No Country for Old Men might be the only time in the last decade that the Oscars got it halfway right. It’s simply moronic to expect such a wealthy body to actually give the Best Picture award to the most imaginative and audacious American film of the year. What can be expected is that they award the best American movie made under the unsaid rules of modern filmmaking, which usually involves praising former American films and styles in one way or another. In the case of No Country for Old Men, the Coen Brothers ingeniously conflate the Western with the modern borderland noir and though its politics were both familiar and safe, the movie fumes with effective moodiness. The Coens adapted the story of a no-luck welder (Josh Brolin) who goes on the run with a suitcase full of lost drug money with a demonic hitman (Javier Bardem) on his heels, nearly word for word, from Cormac McCarthy’s crackerjack crime novel and its fidelity is both impressive and problematic. While the directors make great use of McCarthy’s deadpan tone, his lingo, and the death-ridden Southern setting, there’s a narrative tightness to the movie that is at once effective in holding up tension and suffocating in that there’s no moment that feels uncalculated, wandering, or curious. And yet, it’s impossible to ignore how powerful and entertaining the movie is in the moment, how domineering Bardem’s very appearance becomes and how rich each word that Tommy Lee Jones says sounds as the film goes on. The film hits like a sock in the jaw: there’s no ignoring its force and it certainly leaves an impression, but its substance is dubious at best.

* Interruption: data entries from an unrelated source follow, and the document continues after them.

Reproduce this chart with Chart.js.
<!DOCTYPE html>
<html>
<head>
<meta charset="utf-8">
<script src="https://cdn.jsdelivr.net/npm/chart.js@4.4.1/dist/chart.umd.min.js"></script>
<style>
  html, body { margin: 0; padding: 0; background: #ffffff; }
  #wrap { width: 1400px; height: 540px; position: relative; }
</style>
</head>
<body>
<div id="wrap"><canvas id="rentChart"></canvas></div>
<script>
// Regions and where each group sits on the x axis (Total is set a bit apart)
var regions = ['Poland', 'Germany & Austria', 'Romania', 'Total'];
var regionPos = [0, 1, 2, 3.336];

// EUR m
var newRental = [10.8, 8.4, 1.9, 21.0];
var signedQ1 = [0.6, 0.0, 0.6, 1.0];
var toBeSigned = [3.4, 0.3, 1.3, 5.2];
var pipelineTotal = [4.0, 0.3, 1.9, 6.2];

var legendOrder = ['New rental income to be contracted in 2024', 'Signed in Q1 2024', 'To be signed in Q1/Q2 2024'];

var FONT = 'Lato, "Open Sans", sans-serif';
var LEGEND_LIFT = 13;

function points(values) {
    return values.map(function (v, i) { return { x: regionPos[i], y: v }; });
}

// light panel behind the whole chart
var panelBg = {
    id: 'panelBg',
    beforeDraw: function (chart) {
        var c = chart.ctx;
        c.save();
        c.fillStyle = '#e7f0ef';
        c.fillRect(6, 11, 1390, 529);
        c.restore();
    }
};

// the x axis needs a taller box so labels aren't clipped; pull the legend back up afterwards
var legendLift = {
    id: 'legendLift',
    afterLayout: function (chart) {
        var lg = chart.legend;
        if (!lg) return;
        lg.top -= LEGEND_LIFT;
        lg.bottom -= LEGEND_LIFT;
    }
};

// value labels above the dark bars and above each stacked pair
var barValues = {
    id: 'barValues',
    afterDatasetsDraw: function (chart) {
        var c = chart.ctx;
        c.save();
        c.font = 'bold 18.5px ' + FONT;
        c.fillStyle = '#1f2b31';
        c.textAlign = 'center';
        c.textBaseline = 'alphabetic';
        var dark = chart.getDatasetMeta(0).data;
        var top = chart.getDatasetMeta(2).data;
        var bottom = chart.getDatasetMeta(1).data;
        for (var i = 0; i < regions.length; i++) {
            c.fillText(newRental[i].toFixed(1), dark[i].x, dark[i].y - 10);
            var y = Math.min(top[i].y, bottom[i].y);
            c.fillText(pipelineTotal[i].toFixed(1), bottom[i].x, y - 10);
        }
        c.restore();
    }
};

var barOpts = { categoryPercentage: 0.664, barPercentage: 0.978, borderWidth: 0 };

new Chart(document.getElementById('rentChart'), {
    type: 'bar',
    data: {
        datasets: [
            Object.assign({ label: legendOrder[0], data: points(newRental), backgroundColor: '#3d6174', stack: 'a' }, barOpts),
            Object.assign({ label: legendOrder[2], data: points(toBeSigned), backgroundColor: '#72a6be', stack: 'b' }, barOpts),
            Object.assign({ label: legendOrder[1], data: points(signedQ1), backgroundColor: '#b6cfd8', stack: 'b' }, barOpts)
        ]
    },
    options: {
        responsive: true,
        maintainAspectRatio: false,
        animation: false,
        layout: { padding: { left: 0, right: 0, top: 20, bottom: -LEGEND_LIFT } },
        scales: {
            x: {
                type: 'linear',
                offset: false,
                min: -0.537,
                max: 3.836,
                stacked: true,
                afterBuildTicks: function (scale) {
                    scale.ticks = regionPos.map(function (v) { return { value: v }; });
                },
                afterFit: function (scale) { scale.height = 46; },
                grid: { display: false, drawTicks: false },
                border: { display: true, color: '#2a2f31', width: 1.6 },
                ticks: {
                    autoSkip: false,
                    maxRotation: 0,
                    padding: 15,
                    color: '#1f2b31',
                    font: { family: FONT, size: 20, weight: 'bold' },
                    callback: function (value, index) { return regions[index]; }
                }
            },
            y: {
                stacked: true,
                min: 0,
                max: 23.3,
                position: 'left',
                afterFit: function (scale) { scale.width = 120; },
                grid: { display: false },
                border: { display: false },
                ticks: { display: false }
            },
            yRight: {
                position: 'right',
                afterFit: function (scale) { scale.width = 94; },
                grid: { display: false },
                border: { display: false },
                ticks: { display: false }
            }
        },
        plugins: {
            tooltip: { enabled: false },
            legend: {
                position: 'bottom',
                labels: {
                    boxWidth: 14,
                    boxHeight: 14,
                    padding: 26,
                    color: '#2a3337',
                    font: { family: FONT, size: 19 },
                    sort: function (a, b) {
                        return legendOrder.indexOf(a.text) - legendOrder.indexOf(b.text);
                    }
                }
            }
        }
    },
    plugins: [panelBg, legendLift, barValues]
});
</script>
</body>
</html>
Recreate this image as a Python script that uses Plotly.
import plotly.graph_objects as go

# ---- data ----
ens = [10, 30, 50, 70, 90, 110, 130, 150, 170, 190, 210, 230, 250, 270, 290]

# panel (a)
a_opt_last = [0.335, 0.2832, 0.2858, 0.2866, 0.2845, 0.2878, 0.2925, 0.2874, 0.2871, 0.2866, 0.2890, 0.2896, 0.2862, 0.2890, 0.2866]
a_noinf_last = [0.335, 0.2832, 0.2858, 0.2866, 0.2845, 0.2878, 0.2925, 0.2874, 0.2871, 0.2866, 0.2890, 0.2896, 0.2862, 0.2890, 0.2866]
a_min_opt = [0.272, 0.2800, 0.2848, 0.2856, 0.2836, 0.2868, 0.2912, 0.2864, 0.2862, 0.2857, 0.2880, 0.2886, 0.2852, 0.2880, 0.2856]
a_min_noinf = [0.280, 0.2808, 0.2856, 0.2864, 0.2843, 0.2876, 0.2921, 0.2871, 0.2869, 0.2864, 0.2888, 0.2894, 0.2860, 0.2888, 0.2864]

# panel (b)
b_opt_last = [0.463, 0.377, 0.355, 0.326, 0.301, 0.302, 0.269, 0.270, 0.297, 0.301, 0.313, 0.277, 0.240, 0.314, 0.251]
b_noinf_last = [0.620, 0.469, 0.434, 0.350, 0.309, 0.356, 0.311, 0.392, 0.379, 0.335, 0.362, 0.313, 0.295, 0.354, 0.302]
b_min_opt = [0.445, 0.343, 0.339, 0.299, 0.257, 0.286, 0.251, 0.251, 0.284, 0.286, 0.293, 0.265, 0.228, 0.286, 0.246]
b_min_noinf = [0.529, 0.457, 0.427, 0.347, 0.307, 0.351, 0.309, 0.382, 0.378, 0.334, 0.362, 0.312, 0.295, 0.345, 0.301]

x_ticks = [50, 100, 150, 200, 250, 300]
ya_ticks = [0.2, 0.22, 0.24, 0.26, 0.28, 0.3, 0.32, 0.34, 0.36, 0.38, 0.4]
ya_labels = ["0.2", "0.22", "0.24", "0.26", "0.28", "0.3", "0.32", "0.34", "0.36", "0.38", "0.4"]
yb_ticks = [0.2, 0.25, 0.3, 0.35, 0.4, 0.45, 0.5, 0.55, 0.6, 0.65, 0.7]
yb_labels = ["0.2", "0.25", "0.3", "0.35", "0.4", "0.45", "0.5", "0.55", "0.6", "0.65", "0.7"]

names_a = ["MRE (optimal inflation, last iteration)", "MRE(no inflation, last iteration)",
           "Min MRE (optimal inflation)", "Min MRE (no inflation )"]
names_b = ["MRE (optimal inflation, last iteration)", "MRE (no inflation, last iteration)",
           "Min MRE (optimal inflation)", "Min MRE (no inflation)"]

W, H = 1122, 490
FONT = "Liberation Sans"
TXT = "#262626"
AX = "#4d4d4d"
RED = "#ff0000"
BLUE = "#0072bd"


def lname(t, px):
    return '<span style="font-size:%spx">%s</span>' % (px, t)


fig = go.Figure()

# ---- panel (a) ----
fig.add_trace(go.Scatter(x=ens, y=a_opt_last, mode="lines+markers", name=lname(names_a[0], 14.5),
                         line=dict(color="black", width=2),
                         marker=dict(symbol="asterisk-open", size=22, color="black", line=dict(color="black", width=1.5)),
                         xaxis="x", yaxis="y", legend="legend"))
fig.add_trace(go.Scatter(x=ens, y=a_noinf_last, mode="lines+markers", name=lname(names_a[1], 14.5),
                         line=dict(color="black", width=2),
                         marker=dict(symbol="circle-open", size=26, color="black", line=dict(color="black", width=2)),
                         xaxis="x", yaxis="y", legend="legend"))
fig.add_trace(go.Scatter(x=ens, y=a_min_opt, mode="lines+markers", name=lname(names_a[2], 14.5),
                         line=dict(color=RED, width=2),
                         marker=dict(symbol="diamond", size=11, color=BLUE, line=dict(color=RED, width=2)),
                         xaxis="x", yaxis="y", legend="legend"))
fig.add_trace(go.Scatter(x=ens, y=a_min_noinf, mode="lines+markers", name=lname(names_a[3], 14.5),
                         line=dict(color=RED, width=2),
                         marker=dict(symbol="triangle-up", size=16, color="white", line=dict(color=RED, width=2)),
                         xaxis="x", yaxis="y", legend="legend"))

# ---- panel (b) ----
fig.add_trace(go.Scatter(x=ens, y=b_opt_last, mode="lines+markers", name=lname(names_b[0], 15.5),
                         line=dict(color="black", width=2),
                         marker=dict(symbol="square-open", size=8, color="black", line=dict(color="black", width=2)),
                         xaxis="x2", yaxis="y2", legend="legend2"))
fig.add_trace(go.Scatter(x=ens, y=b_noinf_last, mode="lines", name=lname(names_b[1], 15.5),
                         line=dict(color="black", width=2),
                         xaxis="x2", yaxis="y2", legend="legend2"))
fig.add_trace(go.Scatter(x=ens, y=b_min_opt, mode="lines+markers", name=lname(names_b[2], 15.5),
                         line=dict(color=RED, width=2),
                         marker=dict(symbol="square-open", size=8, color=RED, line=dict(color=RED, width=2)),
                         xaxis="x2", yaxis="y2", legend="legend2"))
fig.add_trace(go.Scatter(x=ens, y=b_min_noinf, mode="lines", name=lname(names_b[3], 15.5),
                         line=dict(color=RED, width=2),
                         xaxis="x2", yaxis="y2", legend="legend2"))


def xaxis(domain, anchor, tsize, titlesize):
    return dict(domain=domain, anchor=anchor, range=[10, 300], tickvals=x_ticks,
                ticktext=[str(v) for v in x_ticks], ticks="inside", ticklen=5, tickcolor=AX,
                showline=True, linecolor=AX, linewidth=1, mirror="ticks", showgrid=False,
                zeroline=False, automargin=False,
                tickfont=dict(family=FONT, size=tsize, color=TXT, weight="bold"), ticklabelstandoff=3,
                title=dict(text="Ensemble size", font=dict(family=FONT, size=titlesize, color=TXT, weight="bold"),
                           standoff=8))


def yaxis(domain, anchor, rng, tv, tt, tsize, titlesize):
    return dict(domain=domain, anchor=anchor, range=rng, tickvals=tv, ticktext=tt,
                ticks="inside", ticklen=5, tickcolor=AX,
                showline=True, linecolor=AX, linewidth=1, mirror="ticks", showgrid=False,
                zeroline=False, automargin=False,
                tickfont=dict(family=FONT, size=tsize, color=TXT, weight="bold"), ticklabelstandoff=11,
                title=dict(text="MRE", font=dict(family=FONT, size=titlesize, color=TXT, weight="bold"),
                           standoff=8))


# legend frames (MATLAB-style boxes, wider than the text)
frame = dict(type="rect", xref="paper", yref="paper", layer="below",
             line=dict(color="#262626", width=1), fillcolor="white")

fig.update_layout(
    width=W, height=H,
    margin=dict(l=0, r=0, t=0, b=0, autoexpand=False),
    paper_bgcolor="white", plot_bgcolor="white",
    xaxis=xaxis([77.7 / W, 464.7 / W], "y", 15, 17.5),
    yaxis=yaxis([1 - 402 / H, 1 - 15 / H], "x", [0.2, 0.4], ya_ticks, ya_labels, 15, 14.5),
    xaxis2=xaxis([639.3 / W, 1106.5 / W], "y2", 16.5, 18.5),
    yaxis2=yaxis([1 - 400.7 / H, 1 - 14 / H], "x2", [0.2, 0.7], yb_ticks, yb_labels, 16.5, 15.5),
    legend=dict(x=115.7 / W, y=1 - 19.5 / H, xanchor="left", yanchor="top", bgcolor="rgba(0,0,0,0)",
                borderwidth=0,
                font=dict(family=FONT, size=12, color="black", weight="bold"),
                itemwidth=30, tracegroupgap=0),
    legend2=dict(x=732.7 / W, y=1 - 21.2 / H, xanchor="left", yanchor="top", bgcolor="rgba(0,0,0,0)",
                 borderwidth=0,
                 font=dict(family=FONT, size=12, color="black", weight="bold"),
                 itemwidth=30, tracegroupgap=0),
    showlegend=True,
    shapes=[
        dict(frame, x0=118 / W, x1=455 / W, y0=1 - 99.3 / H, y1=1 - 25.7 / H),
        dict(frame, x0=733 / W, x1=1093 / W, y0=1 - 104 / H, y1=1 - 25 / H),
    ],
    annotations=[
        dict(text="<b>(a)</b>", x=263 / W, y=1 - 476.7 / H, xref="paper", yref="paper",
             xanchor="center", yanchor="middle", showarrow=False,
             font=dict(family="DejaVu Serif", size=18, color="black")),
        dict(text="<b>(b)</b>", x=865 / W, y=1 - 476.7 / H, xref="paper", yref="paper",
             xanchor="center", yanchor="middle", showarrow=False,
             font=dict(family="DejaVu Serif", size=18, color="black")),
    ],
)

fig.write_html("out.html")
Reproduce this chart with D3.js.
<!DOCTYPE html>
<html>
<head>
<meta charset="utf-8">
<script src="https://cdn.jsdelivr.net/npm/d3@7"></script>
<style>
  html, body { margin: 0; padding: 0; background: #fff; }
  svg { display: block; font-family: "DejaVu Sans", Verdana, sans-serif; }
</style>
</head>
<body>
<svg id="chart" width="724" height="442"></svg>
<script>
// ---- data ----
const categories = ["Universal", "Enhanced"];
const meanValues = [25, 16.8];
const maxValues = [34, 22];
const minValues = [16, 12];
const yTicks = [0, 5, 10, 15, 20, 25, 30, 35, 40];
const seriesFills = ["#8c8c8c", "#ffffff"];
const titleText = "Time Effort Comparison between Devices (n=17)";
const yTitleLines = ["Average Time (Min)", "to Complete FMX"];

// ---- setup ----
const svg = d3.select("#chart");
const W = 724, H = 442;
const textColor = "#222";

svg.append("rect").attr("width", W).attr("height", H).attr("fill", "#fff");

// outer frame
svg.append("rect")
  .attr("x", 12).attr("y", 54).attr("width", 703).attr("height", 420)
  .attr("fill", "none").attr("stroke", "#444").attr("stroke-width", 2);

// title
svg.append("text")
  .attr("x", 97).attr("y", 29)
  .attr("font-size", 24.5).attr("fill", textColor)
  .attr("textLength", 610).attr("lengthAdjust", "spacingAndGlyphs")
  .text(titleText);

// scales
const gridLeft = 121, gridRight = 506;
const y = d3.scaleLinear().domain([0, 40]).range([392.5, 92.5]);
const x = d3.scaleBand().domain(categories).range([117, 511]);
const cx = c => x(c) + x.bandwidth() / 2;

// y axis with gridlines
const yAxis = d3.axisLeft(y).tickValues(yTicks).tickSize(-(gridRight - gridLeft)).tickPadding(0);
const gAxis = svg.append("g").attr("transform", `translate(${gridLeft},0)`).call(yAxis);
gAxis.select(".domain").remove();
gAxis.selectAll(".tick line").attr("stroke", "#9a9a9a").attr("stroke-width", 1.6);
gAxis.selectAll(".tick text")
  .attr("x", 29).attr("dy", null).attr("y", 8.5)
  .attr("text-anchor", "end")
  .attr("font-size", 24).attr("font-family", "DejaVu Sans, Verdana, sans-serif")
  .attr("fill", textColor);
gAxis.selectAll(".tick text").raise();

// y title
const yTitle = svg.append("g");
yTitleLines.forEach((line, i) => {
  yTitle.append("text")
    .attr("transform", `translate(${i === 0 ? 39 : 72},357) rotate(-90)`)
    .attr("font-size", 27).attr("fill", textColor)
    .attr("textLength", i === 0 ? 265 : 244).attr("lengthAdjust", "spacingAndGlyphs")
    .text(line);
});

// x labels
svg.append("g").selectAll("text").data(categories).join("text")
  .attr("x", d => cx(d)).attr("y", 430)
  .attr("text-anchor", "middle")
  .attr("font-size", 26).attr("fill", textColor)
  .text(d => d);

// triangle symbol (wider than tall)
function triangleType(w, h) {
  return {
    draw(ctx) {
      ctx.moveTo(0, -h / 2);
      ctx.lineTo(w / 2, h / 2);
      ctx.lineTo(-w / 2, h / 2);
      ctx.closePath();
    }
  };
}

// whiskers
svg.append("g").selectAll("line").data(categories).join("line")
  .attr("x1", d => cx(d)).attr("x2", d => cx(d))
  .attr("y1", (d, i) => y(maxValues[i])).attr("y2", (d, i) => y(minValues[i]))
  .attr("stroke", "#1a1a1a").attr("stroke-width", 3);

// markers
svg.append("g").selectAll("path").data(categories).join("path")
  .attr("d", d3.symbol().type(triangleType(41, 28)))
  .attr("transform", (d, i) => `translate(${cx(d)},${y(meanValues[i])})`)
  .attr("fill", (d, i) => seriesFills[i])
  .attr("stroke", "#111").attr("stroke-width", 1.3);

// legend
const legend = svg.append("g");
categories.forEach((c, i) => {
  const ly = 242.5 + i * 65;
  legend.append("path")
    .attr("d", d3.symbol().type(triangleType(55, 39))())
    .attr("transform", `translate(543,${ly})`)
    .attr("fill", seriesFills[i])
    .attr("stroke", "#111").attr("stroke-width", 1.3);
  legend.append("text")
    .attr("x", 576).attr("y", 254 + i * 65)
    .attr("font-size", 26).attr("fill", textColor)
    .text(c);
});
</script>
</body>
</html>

'Ain't Them Bodies Saints'

Of all the people to direct a remake of Pete’s Dragon, the likelihood of David Lowery scoring the gig was beyond unlikely. He has the chops for the gig, an opinion that was certified when Pete’s Dragon finally arrived and turned out to be the best movie of the summer in any marketplace. The subject material, however, seemed at odds with the tough romance of Ain’t Them Bodies Saints, in which criminal and killer Casey Affleck goes to jail while devoted wife Rooney Mara gives birth to their daughter and begins a quiet romance with a lawman, played by Ben Foster. Lowery doesn’t hang much on period detail and goes for a more lived-in feeling – a similar stylistic tone was struck for the recent, fantastic Men Go to Battle – and the very look of the film sweeps you up before the entanglements of love and criminal enterprises get going. Nate Parker has a great supporting role as a fellow criminal, and when Affleck’s no-goodnik comes back, they speak convincingly like two experienced craftsman of a distinct sort. That personal feeling is in every moment of this staggering, galvanizing work of Western lore, which unfolds with the detail, sweetness, and emotional honesty of a great lost country ode.